Most of all, perhaps, Hitman expresses the satisfaction at accomplishing what pro wrestling is meant to accomplish in the first place. At the end of the night, a pro wrestler's job is to blur the line between fantasy and reality by telling a story expressed in pre-scripted combat. Not surprisingly, a lot of guys have gotten hurt doing that. They can wind up in a wheelchair (Thomas "Dynamite Kid" Billington), with the battered knees of a ninety-year-old man (Mick "Cactus Jack" Foley) or they can suffer a serious stroke due to the effects of post-concussion syndrome (Bret himself). The history of pro wrestling is also a history of spending years on the road risking physical and emotional health on a daily basis. It can cause the uninitiated to wonder why anyone would do this for a living. Bret Hart understands that someone somewhere is going to ask this question. He doesn't try to drill an explanation or his own logic into anyone's head. He simply tells his story with an unflinching eye for every detail good and bad.

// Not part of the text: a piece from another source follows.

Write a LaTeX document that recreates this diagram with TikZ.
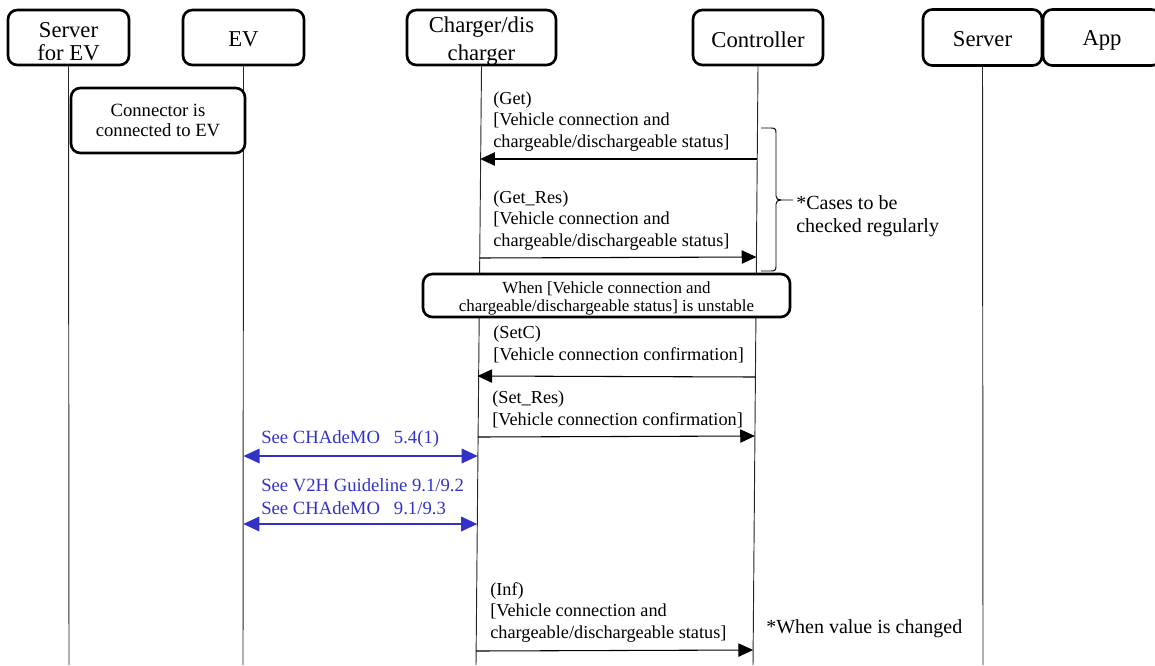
\documentclass[tikz,border=0pt]{standalone}
\usepackage{fontspec}
\setmainfont{Liberation Serif}
\usetikzlibrary{arrows.meta}
\definecolor{refblue}{RGB}{50,50,200}
\pgfdeclarelayer{lines}
\pgfsetlayers{lines,main}
% lower the printed text inside a box without changing the box size
\newcommand{\lowertext}[2]{\raisebox{-#1}[\height][\depth]{#2}}
\begin{document}
\begin{tikzpicture}[x=0.75pt,y=-0.75pt,
  actor/.style={draw, line width=2pt, rounded corners=7pt, fill=white, inner sep=0pt,
    align=center, font=\fontsize{17}{18.75}\selectfont},
  notebox/.style={draw, line width=2pt, rounded corners=7pt, fill=white, inner sep=0pt, align=center},
  lifeline/.style={line width=0.7pt, black!85},
  msg/.style={line width=0.8pt, -{Triangle[length=11pt,width=10pt]}},
  refmsg/.style={line width=0.9pt, refblue,
    {Triangle[length=12pt,width=11pt]}-{Triangle[length=12pt,width=11pt]}},
  lbl/.style={anchor=west, inner sep=0pt, align=left, font=\fontsize{13.7}{16.2}\selectfont},
  reflbl/.style={anchor=west, inner sep=0pt, align=left, text=refblue, font=\fontsize{14}{17.25}\selectfont},
  remark/.style={anchor=west, inner sep=0pt, align=left, font=\fontsize{15}{17.25}\selectfont},
  bracket/.style={line width=0.7pt},
]
\path[clip] (0,0) rectangle (1155,665);
\useasboundingbox (0,0) rectangle (1155,665);

% participants
\node[actor, minimum width=90.75pt, minimum height=41.25pt] (sev) at (68.5,37.5)
  {\lowertext{3pt}{\shortstack{Server\\[2.5pt]for EV}}};
\node[actor, minimum width=90.75pt, minimum height=41.25pt] (ev) at (243.5,37.5)
  {\lowertext{1.2pt}{EV}};
\node[actor, minimum width=111.75pt, minimum height=41.25pt] (chg) at (481.5,37.5)
  {\lowertext{3pt}{\shortstack{Charger/dis\\[2.5pt]charger}}};
\node[actor, minimum width=97.5pt, minimum height=41.25pt] (ctl) at (758,37.5)
  {\lowertext{1.5pt}{Controller}};
\node[actor, minimum width=89.25pt, minimum height=42pt] (srv) at (982.5,37.5)
  {\lowertext{1pt}{Server}};
\node[actor, minimum width=88.5pt, minimum height=42pt] (app) at (1102,37.5)
  {\lowertext{2.5pt}{App}};

% lifeline ends
\coordinate (sevEnd) at (69,665);
\coordinate (evEnd) at (243,665);
\coordinate (chgEnd) at (476,665);
\coordinate (ctlEnd) at (753,665);
\coordinate (srvEnd) at (983,665);

% lifelines, kept behind the boxes
\begin{pgfonlayer}{lines}
\draw[lifeline] (sev.south) -- (sevEnd);
\draw[lifeline] (ev.south) -- (evEnd);
\draw[lifeline] (chg.south) -- (chgEnd);
\draw[lifeline] (ctl.south) -- (ctlEnd);
\draw[lifeline] (srv.south) -- (srvEnd);
\end{pgfonlayer}

% state note on the EV side
\node[notebox, minimum width=130.5pt, minimum height=48.75pt,
  font=\fontsize{14}{15}\selectfont] (conn) at (158,120.5) {Connector is\\connected to EV};

% message end points on the lifelines
\coordinate (getC) at (757.2,159);   \coordinate (getD) at (480.2,159);
\coordinate (resD) at (479.4,258);   \coordinate (resC) at (756.4,257);
\coordinate (setC) at (755.4,377);   \coordinate (setD) at (477.4,376);
\coordinate (srsD) at (477.9,437);   \coordinate (srsC) at (754.9,436);
\coordinate (evA) at (243.5,456);    \coordinate (chA) at (477.7,456);
\coordinate (evB) at (243.3,524);    \coordinate (chB) at (477.2,524);
\coordinate (infD) at (476.1,651);   \coordinate (infC) at (753.1,650);

% Get
\node[lbl] (getL) at (493,121.5) {(Get)\\{}[Vehicle connection and\\chargeable/dischargeable status]};
\draw[msg] (getC) -- (getD);

% Get_Res
\node[lbl] (resL) at (493,220.5) {(Get\_Res)\\{}[Vehicle connection and\\chargeable/dischargeable status]};
\draw[msg] (resD) -- (resC);

% periodic bracket
\draw[bracket] (761,128) -- (771,128) .. controls (775,128) and (776,129) .. (776,133)
  -- (776,196) .. controls (776,199) and (778,200) .. (781,200) -- (793,200);
\draw[bracket] (781,200) .. controls (778,200) and (776,201) .. (776,204)
  -- (776,266) .. controls (776,270) and (775,271) .. (771,271) -- (761,271);
\node[remark] (cases) at (796,216.5) {*Cases to be\\checked regularly};

% unstable-state note
\node[notebox, minimum width=275.25pt, minimum height=32.25pt,
  font=\fontsize{12.7}{14.25}\selectfont] (unst) at (606.5,295.5)
  {\lowertext{2.25pt}{\shortstack{When [Vehicle connection and\\[0.5pt]chargeable/dischargeable\ status]\ is unstable}}};

% SetC
\node[lbl] (setL) at (493,344.5) {(SetC)\\{}[Vehicle connection confirmation]};
\draw[msg] (setC) -- (setD);

% Set_Res
\node[lbl] (srsL) at (492,409.5) {(Set\_Res)\\{}[Vehicle connection confirmation]};
\draw[msg] (srsD) -- (srsC);

% CHAdeMO references
\node[reflbl] (refA) at (261,438.5) {See CHAdeMO\hspace{0.75em}5.4(1)};
\draw[refmsg] (evA) -- (chA);
\node[reflbl] (refB) at (261,497) {See V2H Guideline 9.1/9.2\\See CHAdeMO\hspace{0.75em}9.1/9.3};
\draw[refmsg] (evB) -- (chB);

% Inf
\node[lbl] (infL) at (490,612.5) {(Inf)\\{}[Vehicle connection and\\chargeable/dischargeable status]};
\draw[msg] (infD) -- (infC);
\node[remark] (chg2) at (766,629) {*When value is changed};
\end{tikzpicture}
\end{document}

He leaves it up to the reader to decide what to make of not only his life and career, but professional wrestling in general. That's really the smartest approach anyone can take.
One of the interesting side effects of pro wrestling's explosion in popularity during the late 90's has been the advent of wrestlers writing biographies. A quick run to a decent-sized bookstore will reveal dozens of books by dozens of wrestlers from every level of success. Of all of them, Hitman may well be the best one since Mick Foley surprised the literary world and topped The New York Times bestseller list with his first of three autobiographies in 1999. If this is indeed Bret "The Hitman" Hart's final word on his life's work, then it's the kind of final word that most of us can only dream of. With his health, his money, his four children and a reputation that can never be equaled, he is walking away exactly as he intended to.
It's a little corny, but it works brilliantly.